The first part of this answer is nearly identical to that of @Marchi. The second part is not.
When the model appropriately fits the data (meaning the model assumptions are not wildly violated by features of the data), the follow code could be used:
nlm1 = NonlinearModelFit[data1, {model[x], cons}, params, x];
nlm2 = NonlinearModelFit[data2, {model[x], cons}, params, x];
mle1 = params /. nlm1["BestFitParameters"];
mle2 = params /. nlm2["BestFitParameters"];
var1 = Diagonal[nlm1["CovarianceMatrix"]];
var2 = Diagonal[nlm2["CovarianceMatrix"]];
z = (mle1 - mle2)/(var1 + var2)^0.5;
pvalues = 2 (1 - CDF[NormalDistribution[0, 1], Abs[z]]);
TableForm[Transpose[{mle1, mle2, var1^0.5, var2^0.5, z, pvalues}],
TableHeadings -> {{"A0", "B0", "za", "zb"},
{"MLE1", "MLE2", "Std.Err1", "Std.Err2", "z-value", "P-value"}}]
A normal distribution is used rather than a Student's t-distribution because the associated degrees of freedom is way over 100.
But all of this is contingent on the models providing an appropriate fit: a good fit is not required but rather an appropriate fit that accounts for the structure of the data is required.
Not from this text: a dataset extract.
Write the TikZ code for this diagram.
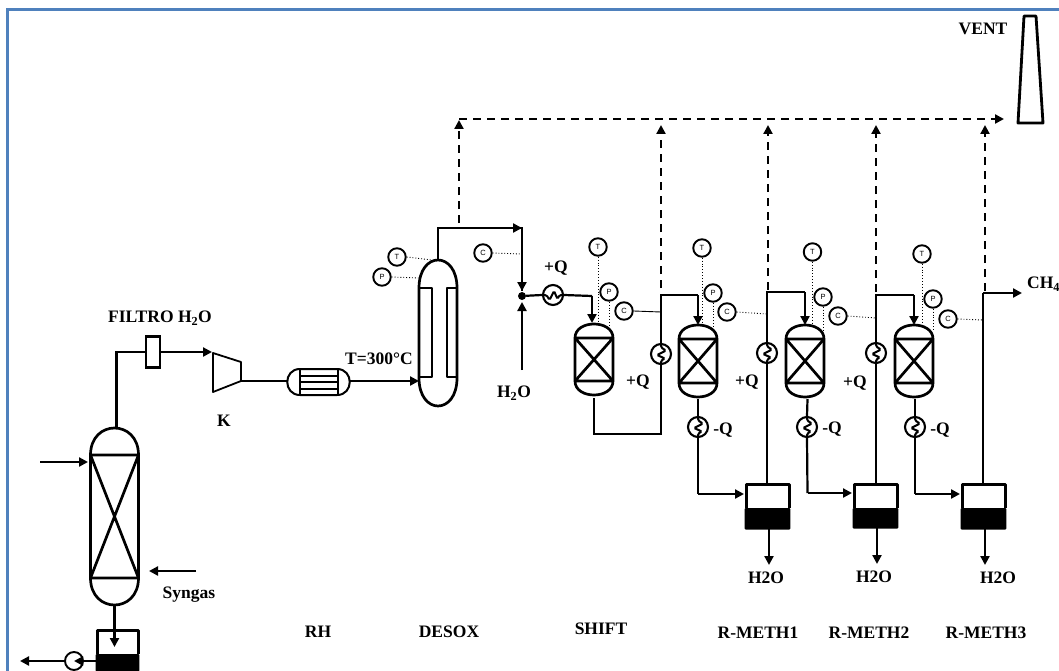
\documentclass[tikz,border=0pt]{standalone}
\usepackage{fontspec}
\setmainfont{Liberation Serif}
\newfontfamily\instfont{Liberation Sans}
\usetikzlibrary{arrows.meta,calc}
\definecolor{frameblue}{HTML}{4F81BD}
\tikzset{
  pipe/.style={line width=2.2pt,line join=miter,black},
  tip/.style={-{Triangle[length=9pt,width=9pt]}},
  dashline/.style={line width=2.2pt,dash pattern=on 8pt off 6pt,black},
  sig/.style={line width=0.9pt,dotted,black},
  wall/.style={line width=2.7pt,black,line join=round},
  lab/.style={font=\fontsize{17.5}{20}\selectfont\bfseries,inner sep=0pt,text=black},
  inst/.style={circle,draw=black,line width=1.9pt,minimum size=17.5pt,inner sep=0pt,fill=white,
     font=\instfont\fontsize{7.5}{8}\selectfont},
  hxc/.style={circle,draw=black,line width=2.1pt,minimum size=20pt,inner sep=0pt,fill=white},
  zig/.style={line width=2pt,black,rounded corners=1.5pt},
  box/.style={rectangle,inner sep=0pt,outer sep=0pt}
}
\newcommand\il[1]{\raisebox{-1.6pt}{#1}}
% capsule: name, cx, top, bottom, half width, dome height
\newcommand\vesselbox[6]{%
  \pgfmathsetmacro\vl{#2-#5}\pgfmathsetmacro\vr{#2+#5}%
  \pgfmathsetmacro\va{#3+#6}\pgfmathsetmacro\vb{#4-#6}%
  \pgfmathsetmacro\vta{#3-#6/3}\pgfmathsetmacro\vtb{#4+#6/3}%
  \pgfmathsetmacro\vh{#4-#3}\pgfmathsetmacro\vcy{(#3+#4)/2}\pgfmathsetmacro\vw{2*#5}%
  \node[box,minimum width=\vw pt,minimum height=\vh pt] (#1) at (#2,\vcy) {};
  \draw[wall,fill=white] (\vl,\va) .. controls (\vl,\vta) and (\vr,\vta) .. (\vr,\va)
     -- (\vr,\vb) .. controls (\vr,\vtb) and (\vl,\vtb) .. (\vl,\vb) -- cycle;
}
% packed bed reactor: name, cx, top, bottom, half width, dome height
\newcommand\reactor[6]{%
  \vesselbox{#1}{#2}{#3}{#4}{#5}{#6}
  \draw[wall] (\vl,\va) -- (\vr,\va) (\vl,\vb) -- (\vr,\vb)
     (\vl,\va) -- (\vr,\vb) (\vr,\va) -- (\vl,\vb);
}
% drum: name, left, top, right, bottom, liquid top
\newcommand\drum[6]{%
  \pgfmathsetmacro\dw{#4-#2}\pgfmathsetmacro\dh{#5-#3}%
  \pgfmathsetmacro\dx{(#2+#4)/2}\pgfmathsetmacro\dy{(#3+#5)/2}%
  \node[box,minimum width=\dw pt,minimum height=\dh pt] (#1) at (\dx,\dy) {};
  \fill[black,rounded corners=1pt] (#2-1.4,#6) rectangle (#4+1.4,#5+0.5);
  \draw[line width=3pt,black,line join=round] (#2,#6) -- (#2,#3) -- (#4,#3) -- (#4,#6);
}
% exchanger circle with a vertical zigzag
\newcommand\hxv[3]{%
  \node[hxc] (#1) at (#2,#3) {};
  \draw[zig] (#1.north) -- ($(#1)+(0,-6.5)$) -- ($(#1)+(5,-3.5)$) -- ($(#1)+(-4,1)$) -- ($(#1)+(4,4.5)$) -- ($(#1)+(0,6.5)$) -- (#1.south);
}
\newcommand\hxh[3]{%
  \node[hxc] (#1) at (#2,#3) {};
  \draw[zig] (#1.west) -- ($(#1)+(-6.5,0)$) -- ($(#1)+(-3.5,5)$) -- ($(#1)+(1,-4)$) -- ($(#1)+(4.5,4)$) -- ($(#1)+(6.5,0)$) -- (#1.east);
}
\begin{document}
\begin{tikzpicture}[x=1pt,y=-1pt]
\useasboundingbox (0,0) rectangle (1059,671);
\fill[white] (0,0) rectangle (1059,671);
\draw[line width=2.4pt,frameblue] (7.5,671) -- (7.5,9.5) -- (1059,9.5);

% --- column and its drum
\reactor{col}{114.5}{428}{605}{24}{27}
\drum{d0}{97}{630}{138}{671}{654}
\node[inst,minimum size=18pt] (pu) at (74,661) {};
\coordinate (colin) at (40,462);
\coordinate (colina) at (88,462);
\coordinate (colout) at (20,661);
\coordinate (syn) at (196,571);
\coordinate (syna) at (149,571);
\coordinate (d0in) at (114.5,647);
\draw[pipe,tip] (colin) -- (colina);
\draw[pipe,tip] (syn) -- (syna);
\draw[pipe,tip] (col.south) -- (d0in);
\draw[pipe,tip] (d0.west |- pu) -- (pu.center);
\draw[pipe,tip] (pu.west) -- (colout);

% --- filter, compressor, heater
\node[box,draw=black,line width=2.7pt,minimum width=14pt,minimum height=31pt,fill=white] (fil) at (153,352) {};
\coordinate (coltop) at (116.5,428);
\coordinate (b0) at (116.5,352);
\draw[pipe] (coltop) -- (b0) -- (fil.west);
\node[box,minimum width=28pt,minimum height=39pt] (comp) at (227,372) {};
\draw[line width=1.8pt,black,line join=round] (213,353) -- (241,362) -- (241,381) -- (213,392) -- cycle;
\coordinate (compin) at (212,352);
\coordinate (compout) at (241,381);
\draw[pipe,tip] (fil.east) -- (compin);
\node[box,minimum width=63pt,minimum height=26pt] (rh) at (318.5,382) {};
\draw[line width=2pt,black,fill=white] (300,369) -- (337,369) .. controls (354,369) and (354,395) .. (337,395)
  -- (300,395) .. controls (283,395) and (283,369) .. (300,369) -- cycle;
\draw[line width=2pt,black] (300,369) -- (300,395) (338,369) -- (338,395)
  (300,376) -- (338,376) (300,382) -- (338,382) (300,388.5) -- (338,388.5);
\coordinate (rhin) at (287,381);
\coordinate (rhout) at (350,381);
\draw[pipe] (compout) -- (rhin);

% --- desulphuriser
\vesselbox{dx}{438}{260}{406}{19}{28}
\draw[wall] (419,288) -- (432,288) -- (432,377) -- (419,377) (457,288) -- (447,288) -- (447,377) -- (457,377);
\coordinate (dxin) at (419,381);
\draw[pipe,tip] (rhout) -- (dxin);
\coordinate (b1) at (438,228);
\coordinate (b2) at (522,228);
\coordinate (mixt) at (522,291);
\coordinate (w) at (522,370);
\coordinate (wa) at (522,302);
\node[circle,fill=black,minimum size=8pt,inner sep=0pt] (mix) at (522,296) {};
\draw[pipe] (dx.north) -- (b1) -- (b2) -- (mixt);
\draw[pipe,tip] (b1) -- (b2);
\draw[pipe,tip] (b2) -- (mixt);
\draw[pipe,tip] (w) -- (wa);
\node[inst] (tx) at (397,257) {\il{T}};
\node[inst] (px) at (382,277) {\il{P}};
\node[inst] (cx) at (483,253) {\il{C}};
\coordinate (txe) at (432,260);
\coordinate (pxe) at (419,278);
\coordinate (cxe) at (522,254);
\draw[sig] (tx.east) -- (txe);
\draw[sig] (px.east) -- (pxe);
\draw[sig] (cx.east) -- (cxe);

% --- reactors
\reactor{r1}{594}{324}{395}{19}{14}
\reactor{r2}{698}{325}{397}{19}{14}
\reactor{r3}{805}{325}{397}{19}{14}
\reactor{r4}{914}{325}{397}{19}{14}

% --- shift stage
\hxh{h0}{553}{295}
\coordinate (a0) at (592,296);
\coordinate (a0e) at (592,323);
\draw[pipe] (mix) -- (h0.west);
\draw[pipe] (h0.east) -- (a0);
\draw[pipe,tip] (a0) -- (a0e);
\coordinate (s0) at (594,398);
\coordinate (s1) at (594,434);
\coordinate (s2) at (661,434);
\coordinate (s3) at (661,295);
\coordinate (s4) at (698,295);
\coordinate (s5) at (698,325);
\hxv{h1}{661}{354}
\draw[pipe] (s0) -- (s1) -- (s2) -- (h1.south);
\draw[pipe] (h1.north) -- (s3) -- (s4);
\draw[pipe,tip] (s4) -- (s5);

% --- drums
\drum{d1}{746}{484}{789}{529}{508}
\drum{d2}{854}{484}{897}{528}{508}
\drum{d3}{962}{484}{1005}{529}{508}

% --- methanation loops
\hxv{c1}{698}{427}
\hxv{c2}{807}{427}
\hxv{c3}{915}{427}
\coordinate (r2o) at (698,399);
\coordinate (r3o) at (807.5,399);
\coordinate (r4o) at (915,399);
\coordinate (e1) at (698,494);
\coordinate (e2) at (807.5,493);
\coordinate (e3) at (915,494);
\coordinate (e1a) at (744,494);
\coordinate (e2a) at (852,493);
\coordinate (e3a) at (960,494);
\draw[pipe] (r2o) -- (c1.north);
\draw[pipe] (r3o) -- (c2.north);
\draw[pipe] (r4o) -- (c3.north);
\draw[pipe] (c1.south) -- (e1);
\draw[pipe] (c2.south) -- (e2);
\draw[pipe] (c3.south) -- (e3);
\draw[pipe,tip] (e1) -- (e1a);
\draw[pipe,tip] (e2) -- (e2a);
\draw[pipe,tip] (e3) -- (e3a);

\hxv{h2}{767}{353}
\hxv{h3}{876}{353}
\coordinate (t1) at (767,484);
\coordinate (t2) at (876,484);
\coordinate (t3) at (983,484);
\coordinate (u1) at (767,292);
\coordinate (u2) at (805,292);
\coordinate (u3) at (805,325);
\coordinate (v1) at (876,295);
\coordinate (v2) at (914,295);
\coordinate (v3) at (914,325);
\coordinate (w1) at (983,293);
\coordinate (w2) at (1022,293);
\draw[pipe] (t1) -- (h2.south);
\draw[pipe] (h2.north) -- (u1) -- (u2);
\draw[pipe,tip] (u2) -- (u3);
\draw[pipe] (t2) -- (h3.south);
\draw[pipe] (h3.north) -- (v1) -- (v2);
\draw[pipe,tip] (v2) -- (v3);
\draw[pipe] (t3) -- (w1);
\draw[pipe,tip] (w1) -- (w2);

\coordinate (o1) at (769,565);
\coordinate (o2) at (877,564);
\coordinate (o3) at (985,565);
\draw[pipe,tip] (d1.south -| o1) -- (o1);
\draw[pipe,tip] (d2.south -| o2) -- (o2);
\draw[pipe,tip] (d3.south -| o3) -- (o3);

% --- instruments
\node[inst] (t1i) at (598,247) {\il{T}};
\node[inst] (p1i) at (609,292) {\il{P}};
\node[inst] (c1i) at (624,311) {\il{C}};
\node[inst] (t2i) at (702,248) {\il{T}};
\node[inst] (p2i) at (713,293) {\il{P}};
\node[inst] (c2i) at (727,312) {\il{C}};
\node[inst] (t3i) at (812.5,252) {\il{T}};
\node[inst] (p3i) at (823,297) {\il{P}};
\node[inst] (c3i) at (838,316) {\il{C}};
\node[inst] (t4i) at (922,254) {\il{T}};
\node[inst] (p4i) at (933,299) {\il{P}};
\node[inst] (c4i) at (948,319) {\il{C}};
\coordinate (t1e) at (598,324);
\coordinate (p1e) at (609,329);
\coordinate (c1e) at (661,312);
\coordinate (t2e) at (702,325);
\coordinate (p2e) at (713,329);
\coordinate (c2e) at (767,314);
\coordinate (t3e) at (812.5,325);
\coordinate (p3e) at (823,330);
\coordinate (c3e) at (876,318);
\coordinate (t4e) at (922,325);
\coordinate (p4e) at (933,331);
\coordinate (c4e) at (983,320);
\draw[sig] (t1i.south) -- (t1e);
\draw[sig] (p1i.south) -- (p1e);
\draw[line width=0.9pt,black] (c1i.east) -- (c1e);
\draw[sig] (t2i.south) -- (t2e);
\draw[sig] (p2i.south) -- (p2e);
\draw[sig] (c2i.east) -- (c2e);
\draw[sig] (t3i.south) -- (t3e);
\draw[sig] (p3i.south) -- (p3e);
\draw[sig] (c3i.east) -- (c3e);
\draw[sig] (t4i.south) -- (t4e);
\draw[sig] (p4i.south) -- (p4e);
\draw[sig] (c4i.east) -- (c4e);

% --- vent header
\node[box,minimum width=25pt,minimum height=107pt] (stack) at (1030.5,69.5) {};
\draw[line width=2.8pt,black,line join=round] (1024,16) -- (1036,16) -- (1043,123) -- (1018,123) -- cycle;
\coordinate (hd0) at (459,119);
\coordinate (hd1) at (1004,119);
\coordinate (q0) at (459,223);
\coordinate (q0a) at (459,120);
\coordinate (q1) at (661,288);
\coordinate (q1a) at (661,125);
\coordinate (q2) at (768,290);
\coordinate (q2a) at (768,125);
\coordinate (q3) at (876,292);
\coordinate (q3a) at (876,125);
\coordinate (q4) at (985,291);
\coordinate (q4a) at (985,125);
\draw[dashline,tip] (hd0) -- (hd1);
\draw[dashline,tip] (q0) -- (q0a);
\draw[dashline,tip] (q1) -- (q1a);
\draw[dashline,tip] (q2) -- (q2a);
\draw[dashline,tip] (q3) -- (q3a);
\draw[dashline,tip] (q4) -- (q4a);

% --- labels
\node[lab] (lf) at (160,318) {FILTRO H\textsubscript{2}O};
\node[lab] (lk) at (224,421) {K};
\node[lab] (ls) at (189,595) {Syngas};
\node[lab] (lrh) at (318,632) {RH};
\node[lab] (lt) at (379,359) {T=300°C};
\node[lab] (lw) at (514,393) {H\textsubscript{2}O};
\node[lab] (lq0) at (556,268) {+Q};
\node[lab] (lq1) at (638,382) {+Q};
\node[lab] (lq2) at (747,382) {+Q};
\node[lab] (lq3) at (855,383) {+Q};
\node[lab] (ln1) at (723,430) {-Q};
\node[lab] (ln2) at (832,429) {-Q};
\node[lab] (ln3) at (940,430) {-Q};
\node[lab] (lo1) at (766,578) {H2O};
\node[lab] (lo2) at (874,577) {H2O};
\node[lab] (lo3) at (998,578) {H2O};
\node[lab] (ld) at (449,632) {DESOX};
\node[lab] (lsh) at (601,629) {SHIFT};
\node[lab] (lm1) at (758,633) {R-METH1};
\node[lab] (lm2) at (869,633) {R-METH2};
\node[lab] (lm3) at (986,633) {R-METH3};
\node[lab] (lv) at (983,29) {VENT};
\node[lab,anchor=west] (lc) at (1027,284) {CH\textsubscript{4}};
\end{tikzpicture}
\end{document}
A special structure in the data is evident from a plot of the two datasets:
GraphicsRow[{ListPlot[data1, PlotLabel -> "Data 1", PlotRange -> {All, {-1.4, 0.1}}],
ListPlot[data2, PlotLabel -> "Data 2", PlotRange -> {All, {-1.4, 0.1}}]}]
We see that almost certainly that there were subjects/experimental units which had repeated measures which is not the error structure assumed by NonlinearModelFit
. This is more evident if the data is a bit restructured to highlight the consecutive measurements (but no changes in the ordering of the data nor any changes in the values of the data):
GraphicsRow[{ListPlot[data1, Joined -> True, PlotLabel -> "Data 1", PlotRange -> {All, {-1.4, 0.1}}],
ListPlot[data2, Joined -> True, PlotLabel -> "Data 2", PlotRange -> {All, {-1.4, 0.1}}]}]
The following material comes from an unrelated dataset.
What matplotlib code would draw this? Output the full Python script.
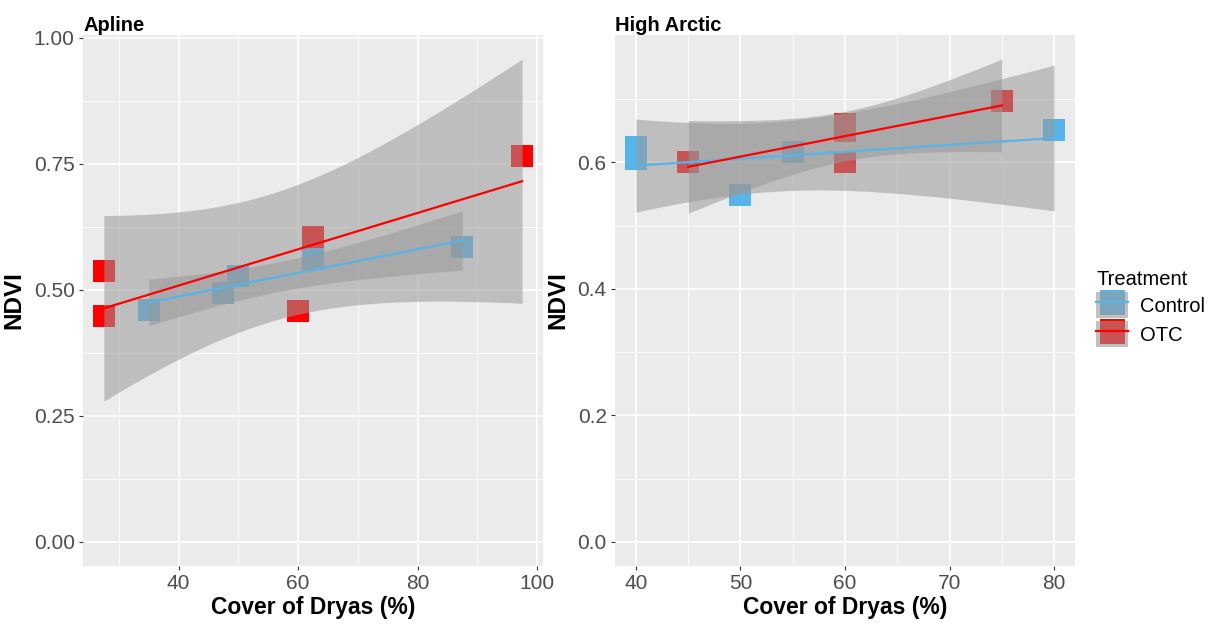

An appropriate analysis needs to account for such repeated measures on various experimental units. Such regression models are called "Mixed Models" where there is more than one random term. As far as I know Mathematica does not offer any direct way of fitting such models. (Although I wish they would add such models.) One such model to fit such a structure is called a "Random coefficients model" where each subject/experimental unit has a random deviation from one or more of the coefficients.
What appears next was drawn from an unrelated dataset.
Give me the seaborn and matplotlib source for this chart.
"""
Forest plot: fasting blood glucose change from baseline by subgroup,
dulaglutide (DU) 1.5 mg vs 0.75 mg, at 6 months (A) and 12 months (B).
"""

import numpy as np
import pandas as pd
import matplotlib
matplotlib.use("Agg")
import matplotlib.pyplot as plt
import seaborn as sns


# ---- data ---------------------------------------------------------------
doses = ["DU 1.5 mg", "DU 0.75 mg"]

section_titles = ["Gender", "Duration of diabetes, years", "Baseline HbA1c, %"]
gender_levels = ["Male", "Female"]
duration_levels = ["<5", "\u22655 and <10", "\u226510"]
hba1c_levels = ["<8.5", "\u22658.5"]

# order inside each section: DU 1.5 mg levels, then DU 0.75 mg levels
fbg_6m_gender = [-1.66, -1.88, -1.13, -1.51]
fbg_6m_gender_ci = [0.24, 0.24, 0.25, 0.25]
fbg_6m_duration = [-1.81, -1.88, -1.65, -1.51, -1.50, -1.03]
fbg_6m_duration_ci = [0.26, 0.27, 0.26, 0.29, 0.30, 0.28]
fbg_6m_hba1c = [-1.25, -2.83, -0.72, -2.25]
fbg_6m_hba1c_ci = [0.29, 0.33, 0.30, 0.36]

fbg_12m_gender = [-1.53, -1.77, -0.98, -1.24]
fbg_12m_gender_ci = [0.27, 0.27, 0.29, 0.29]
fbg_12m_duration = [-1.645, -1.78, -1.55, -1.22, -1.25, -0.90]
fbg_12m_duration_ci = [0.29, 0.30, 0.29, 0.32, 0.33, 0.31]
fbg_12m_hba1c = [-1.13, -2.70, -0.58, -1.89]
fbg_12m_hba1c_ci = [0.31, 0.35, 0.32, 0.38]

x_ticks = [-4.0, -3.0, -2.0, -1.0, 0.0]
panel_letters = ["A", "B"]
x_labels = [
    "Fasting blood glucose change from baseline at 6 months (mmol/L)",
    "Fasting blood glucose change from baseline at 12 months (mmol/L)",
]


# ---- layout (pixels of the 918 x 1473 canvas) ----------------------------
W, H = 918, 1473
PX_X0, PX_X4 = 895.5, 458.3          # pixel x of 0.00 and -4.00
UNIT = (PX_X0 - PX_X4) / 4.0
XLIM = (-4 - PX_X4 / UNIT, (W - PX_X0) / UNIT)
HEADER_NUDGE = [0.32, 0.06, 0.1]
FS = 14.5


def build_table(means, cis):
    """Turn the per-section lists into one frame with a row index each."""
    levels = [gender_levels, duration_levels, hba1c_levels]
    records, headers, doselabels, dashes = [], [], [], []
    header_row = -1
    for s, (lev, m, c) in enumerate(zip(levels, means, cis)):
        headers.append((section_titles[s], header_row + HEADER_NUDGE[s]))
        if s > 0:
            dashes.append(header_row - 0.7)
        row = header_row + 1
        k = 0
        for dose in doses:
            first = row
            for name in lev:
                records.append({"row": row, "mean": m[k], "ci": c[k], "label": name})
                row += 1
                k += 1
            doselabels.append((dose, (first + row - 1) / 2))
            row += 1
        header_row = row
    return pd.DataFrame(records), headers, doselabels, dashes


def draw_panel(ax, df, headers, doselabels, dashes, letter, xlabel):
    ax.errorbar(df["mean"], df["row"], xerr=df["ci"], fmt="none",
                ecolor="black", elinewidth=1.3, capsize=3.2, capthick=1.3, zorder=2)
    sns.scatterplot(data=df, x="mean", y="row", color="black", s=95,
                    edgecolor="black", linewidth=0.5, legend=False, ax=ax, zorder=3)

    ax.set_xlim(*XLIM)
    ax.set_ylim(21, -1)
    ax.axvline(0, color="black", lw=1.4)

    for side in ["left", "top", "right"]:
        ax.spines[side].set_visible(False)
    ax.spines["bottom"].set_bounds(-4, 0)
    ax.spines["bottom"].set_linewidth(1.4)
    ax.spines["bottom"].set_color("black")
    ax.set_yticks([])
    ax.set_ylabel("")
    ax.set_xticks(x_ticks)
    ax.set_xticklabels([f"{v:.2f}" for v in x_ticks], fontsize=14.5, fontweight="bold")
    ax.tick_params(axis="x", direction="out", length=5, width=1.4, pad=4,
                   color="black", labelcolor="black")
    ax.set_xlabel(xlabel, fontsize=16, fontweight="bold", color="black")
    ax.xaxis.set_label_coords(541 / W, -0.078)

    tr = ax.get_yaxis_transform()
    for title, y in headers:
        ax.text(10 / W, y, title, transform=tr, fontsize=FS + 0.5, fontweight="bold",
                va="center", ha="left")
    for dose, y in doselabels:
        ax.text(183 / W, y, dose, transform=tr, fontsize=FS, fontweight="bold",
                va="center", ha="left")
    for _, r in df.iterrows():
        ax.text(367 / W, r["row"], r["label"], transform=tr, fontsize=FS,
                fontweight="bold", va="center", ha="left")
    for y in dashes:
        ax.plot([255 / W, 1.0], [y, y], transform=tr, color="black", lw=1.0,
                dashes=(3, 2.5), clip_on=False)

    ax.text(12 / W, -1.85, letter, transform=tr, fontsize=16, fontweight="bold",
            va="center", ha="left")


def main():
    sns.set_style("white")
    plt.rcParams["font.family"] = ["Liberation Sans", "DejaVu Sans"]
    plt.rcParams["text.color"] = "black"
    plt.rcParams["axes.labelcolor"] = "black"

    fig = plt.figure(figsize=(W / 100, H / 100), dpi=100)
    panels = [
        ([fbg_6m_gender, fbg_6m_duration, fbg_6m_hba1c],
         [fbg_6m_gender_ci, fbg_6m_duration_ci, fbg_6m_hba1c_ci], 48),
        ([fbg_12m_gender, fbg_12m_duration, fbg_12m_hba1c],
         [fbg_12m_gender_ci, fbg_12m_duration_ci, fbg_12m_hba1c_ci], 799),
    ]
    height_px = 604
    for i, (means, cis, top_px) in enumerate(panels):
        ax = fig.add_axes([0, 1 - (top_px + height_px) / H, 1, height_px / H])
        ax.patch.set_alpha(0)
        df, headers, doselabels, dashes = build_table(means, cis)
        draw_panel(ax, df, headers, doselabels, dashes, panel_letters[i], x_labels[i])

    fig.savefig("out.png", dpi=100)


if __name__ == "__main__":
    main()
In practice the maximum likelihood estimates of the coefficients are likely not to differ by very much even after accounting for the repeated measures. However, the associated standard errors might likely be very, very different and that affects the ability to make an appropriate assessment. So the above standard errors and P-values should be considered bogus.